Die RAF ermordet laut Bundesanwaltschaft 34 Menschen. Bei Terroranschlägen sowie Schusswechseln etwa bei Festnahmeversuchen sterben unter anderem auch niederländische Grenzbeamte, deutsche Polizisten und Dienstwagenfahrer und eine Passantin. 26 Prozesse gegen führende Angehörige der RAF-Kommandoebene enden im Lauf der Jahrzehnte mit lebenslangen Haftstrafen, der letzte 1998.

1998 löst sich die von Baader, Meinhof und Ensslin gegründete Rote Armee Fraktion in Eigenregie auf.

Stadt Stammheim gilt als Symbolort der Linksterroristen

Die Stat Stammheim steht in besonderer Verbindung mit der Bekämpfung der RAF. 1977 werden Mitglieder der "ersten Generation” der RAFim Gerichtssaal in Stammheim wegen ihrer Taten zu lebenslangen Haftstrafen verurteilt.

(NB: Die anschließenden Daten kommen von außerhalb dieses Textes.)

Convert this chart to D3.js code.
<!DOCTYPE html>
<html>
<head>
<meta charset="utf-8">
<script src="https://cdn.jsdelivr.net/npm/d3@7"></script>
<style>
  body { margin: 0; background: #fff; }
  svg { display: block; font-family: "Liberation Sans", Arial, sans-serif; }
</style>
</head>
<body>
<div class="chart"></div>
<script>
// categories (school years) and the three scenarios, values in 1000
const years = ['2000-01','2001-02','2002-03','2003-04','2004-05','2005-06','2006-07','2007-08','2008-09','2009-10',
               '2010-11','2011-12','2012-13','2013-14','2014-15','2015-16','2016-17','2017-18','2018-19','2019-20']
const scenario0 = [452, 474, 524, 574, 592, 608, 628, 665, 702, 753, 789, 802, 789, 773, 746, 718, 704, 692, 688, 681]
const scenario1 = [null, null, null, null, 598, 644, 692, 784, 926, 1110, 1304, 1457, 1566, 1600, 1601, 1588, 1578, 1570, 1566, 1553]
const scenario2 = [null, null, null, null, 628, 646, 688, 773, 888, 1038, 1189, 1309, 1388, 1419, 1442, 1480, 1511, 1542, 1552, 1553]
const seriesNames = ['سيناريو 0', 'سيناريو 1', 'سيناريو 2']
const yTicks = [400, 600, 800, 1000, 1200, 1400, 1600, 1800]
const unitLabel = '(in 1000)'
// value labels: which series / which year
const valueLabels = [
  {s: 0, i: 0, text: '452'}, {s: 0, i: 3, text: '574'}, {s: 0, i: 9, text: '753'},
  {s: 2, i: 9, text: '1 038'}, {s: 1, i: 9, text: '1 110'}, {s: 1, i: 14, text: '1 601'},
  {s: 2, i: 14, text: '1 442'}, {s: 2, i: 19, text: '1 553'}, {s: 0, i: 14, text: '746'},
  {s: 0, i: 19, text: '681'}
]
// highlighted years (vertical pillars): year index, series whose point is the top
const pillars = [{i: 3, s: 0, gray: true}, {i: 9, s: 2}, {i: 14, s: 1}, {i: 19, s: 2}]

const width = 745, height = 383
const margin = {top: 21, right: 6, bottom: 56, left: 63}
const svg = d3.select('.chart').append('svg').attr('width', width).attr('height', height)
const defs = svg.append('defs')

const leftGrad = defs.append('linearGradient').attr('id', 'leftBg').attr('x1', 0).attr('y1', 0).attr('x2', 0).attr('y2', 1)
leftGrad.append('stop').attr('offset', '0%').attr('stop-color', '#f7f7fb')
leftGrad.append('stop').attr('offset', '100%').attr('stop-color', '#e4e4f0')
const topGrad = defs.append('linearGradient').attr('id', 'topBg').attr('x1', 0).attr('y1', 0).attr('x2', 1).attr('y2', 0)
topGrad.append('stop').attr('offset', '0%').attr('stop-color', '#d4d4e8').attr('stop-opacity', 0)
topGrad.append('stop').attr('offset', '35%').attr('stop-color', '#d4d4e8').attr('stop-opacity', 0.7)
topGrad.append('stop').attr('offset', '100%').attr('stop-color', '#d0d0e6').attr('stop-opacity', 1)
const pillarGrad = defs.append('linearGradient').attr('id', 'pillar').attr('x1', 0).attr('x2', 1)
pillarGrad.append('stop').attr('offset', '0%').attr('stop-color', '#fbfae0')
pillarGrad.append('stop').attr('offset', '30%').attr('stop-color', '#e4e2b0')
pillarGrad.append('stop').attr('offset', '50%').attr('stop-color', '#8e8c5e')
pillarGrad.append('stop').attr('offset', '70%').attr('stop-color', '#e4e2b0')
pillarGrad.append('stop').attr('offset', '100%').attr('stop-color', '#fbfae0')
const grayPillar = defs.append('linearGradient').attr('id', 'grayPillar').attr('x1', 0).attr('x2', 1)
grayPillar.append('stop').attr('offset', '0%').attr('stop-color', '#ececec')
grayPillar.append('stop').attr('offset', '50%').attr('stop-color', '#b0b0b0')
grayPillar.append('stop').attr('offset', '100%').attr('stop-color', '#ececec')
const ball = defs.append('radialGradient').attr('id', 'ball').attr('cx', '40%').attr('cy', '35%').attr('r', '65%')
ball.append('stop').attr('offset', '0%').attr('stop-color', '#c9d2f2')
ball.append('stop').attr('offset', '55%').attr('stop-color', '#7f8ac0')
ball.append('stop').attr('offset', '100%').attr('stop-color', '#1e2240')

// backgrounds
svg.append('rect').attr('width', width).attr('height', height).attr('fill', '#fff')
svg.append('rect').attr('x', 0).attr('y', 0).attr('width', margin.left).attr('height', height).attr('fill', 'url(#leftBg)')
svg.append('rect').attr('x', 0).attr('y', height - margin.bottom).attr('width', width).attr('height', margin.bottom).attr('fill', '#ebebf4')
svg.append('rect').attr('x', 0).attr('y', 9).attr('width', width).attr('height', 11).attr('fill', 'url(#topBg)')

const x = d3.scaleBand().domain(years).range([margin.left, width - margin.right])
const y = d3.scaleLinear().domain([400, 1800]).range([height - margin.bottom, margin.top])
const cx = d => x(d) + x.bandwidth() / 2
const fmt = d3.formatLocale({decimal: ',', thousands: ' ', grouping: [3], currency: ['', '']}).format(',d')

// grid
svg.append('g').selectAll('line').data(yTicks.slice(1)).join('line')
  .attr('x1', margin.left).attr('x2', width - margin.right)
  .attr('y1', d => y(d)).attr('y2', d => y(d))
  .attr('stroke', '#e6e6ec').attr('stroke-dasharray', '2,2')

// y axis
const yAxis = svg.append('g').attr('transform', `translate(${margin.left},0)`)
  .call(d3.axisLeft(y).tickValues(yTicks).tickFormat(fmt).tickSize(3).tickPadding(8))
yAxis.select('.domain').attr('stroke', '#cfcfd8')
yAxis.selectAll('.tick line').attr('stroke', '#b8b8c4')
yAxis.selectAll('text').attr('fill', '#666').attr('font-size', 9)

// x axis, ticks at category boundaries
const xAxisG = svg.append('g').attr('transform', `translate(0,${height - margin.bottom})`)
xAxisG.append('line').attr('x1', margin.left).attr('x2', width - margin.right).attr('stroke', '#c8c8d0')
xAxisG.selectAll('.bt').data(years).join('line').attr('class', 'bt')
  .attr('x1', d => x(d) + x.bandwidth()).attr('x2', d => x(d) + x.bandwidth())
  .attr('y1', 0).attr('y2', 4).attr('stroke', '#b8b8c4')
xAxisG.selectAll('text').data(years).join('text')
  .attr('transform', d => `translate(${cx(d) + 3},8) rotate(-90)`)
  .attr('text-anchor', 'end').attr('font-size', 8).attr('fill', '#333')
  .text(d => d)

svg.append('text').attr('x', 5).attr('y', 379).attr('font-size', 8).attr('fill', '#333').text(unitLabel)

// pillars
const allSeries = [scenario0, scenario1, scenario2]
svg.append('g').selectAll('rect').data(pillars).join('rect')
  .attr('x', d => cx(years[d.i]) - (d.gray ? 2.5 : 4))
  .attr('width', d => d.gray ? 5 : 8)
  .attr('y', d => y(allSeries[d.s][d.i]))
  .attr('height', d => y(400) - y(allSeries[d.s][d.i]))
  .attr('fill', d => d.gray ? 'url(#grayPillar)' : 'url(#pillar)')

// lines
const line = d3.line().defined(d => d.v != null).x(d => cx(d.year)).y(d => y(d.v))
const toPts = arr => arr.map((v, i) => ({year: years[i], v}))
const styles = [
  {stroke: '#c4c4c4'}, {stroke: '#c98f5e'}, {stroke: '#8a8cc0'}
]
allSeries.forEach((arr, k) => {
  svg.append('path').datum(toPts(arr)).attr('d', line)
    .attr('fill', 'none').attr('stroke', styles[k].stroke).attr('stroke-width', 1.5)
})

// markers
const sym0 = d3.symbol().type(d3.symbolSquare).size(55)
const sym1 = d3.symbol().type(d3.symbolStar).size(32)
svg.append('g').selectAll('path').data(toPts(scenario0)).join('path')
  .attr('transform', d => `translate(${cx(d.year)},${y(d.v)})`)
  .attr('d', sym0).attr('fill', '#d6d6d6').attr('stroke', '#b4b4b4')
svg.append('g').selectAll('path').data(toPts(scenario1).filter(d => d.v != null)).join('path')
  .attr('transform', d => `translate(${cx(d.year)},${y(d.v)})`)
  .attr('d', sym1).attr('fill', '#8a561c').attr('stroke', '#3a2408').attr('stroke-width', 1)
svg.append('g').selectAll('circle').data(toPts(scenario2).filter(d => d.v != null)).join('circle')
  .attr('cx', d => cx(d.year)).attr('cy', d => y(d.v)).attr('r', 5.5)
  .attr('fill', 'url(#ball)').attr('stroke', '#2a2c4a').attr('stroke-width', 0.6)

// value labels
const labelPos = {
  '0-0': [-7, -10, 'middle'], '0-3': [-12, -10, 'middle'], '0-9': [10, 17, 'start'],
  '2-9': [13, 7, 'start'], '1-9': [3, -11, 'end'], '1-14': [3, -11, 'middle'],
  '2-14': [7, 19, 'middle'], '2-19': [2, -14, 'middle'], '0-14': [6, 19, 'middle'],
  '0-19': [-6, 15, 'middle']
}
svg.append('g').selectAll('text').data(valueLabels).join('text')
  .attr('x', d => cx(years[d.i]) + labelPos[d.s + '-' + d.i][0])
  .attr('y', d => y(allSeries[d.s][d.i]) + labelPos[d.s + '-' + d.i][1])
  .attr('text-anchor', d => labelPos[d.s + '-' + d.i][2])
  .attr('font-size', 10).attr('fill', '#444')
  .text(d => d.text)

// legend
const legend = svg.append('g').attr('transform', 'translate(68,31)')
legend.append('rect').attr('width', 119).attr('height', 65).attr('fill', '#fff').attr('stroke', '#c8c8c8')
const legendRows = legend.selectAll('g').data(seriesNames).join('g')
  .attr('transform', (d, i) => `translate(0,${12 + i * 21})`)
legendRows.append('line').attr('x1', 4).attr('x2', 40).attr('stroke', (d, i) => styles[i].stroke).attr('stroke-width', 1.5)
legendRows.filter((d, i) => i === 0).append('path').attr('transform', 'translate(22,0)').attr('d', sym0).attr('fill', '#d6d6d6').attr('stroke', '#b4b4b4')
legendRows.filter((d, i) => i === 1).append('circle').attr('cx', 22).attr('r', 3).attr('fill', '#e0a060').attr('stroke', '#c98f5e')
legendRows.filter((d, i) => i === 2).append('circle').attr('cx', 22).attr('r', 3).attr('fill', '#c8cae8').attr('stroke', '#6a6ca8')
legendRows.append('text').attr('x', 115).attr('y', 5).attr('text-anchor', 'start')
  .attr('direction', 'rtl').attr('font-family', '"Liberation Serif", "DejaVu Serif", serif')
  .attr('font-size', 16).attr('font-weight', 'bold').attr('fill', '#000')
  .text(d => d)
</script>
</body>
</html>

Diese sollen sie in der JVA Stammheim absitzen – doch dazu kommt es nicht. 1976 und 1977 begehen die führenden Köpfe der RAF im Gefängnis in Stammheim Suizid.

Durch die Prozesse in Stammheim ist die Stadt zum Symbol für die Herausforderung des Rechtsstaates durch den Terrorismus geworden. Nun soll der Symbolort für Linksterroristen bald abgerissen werden.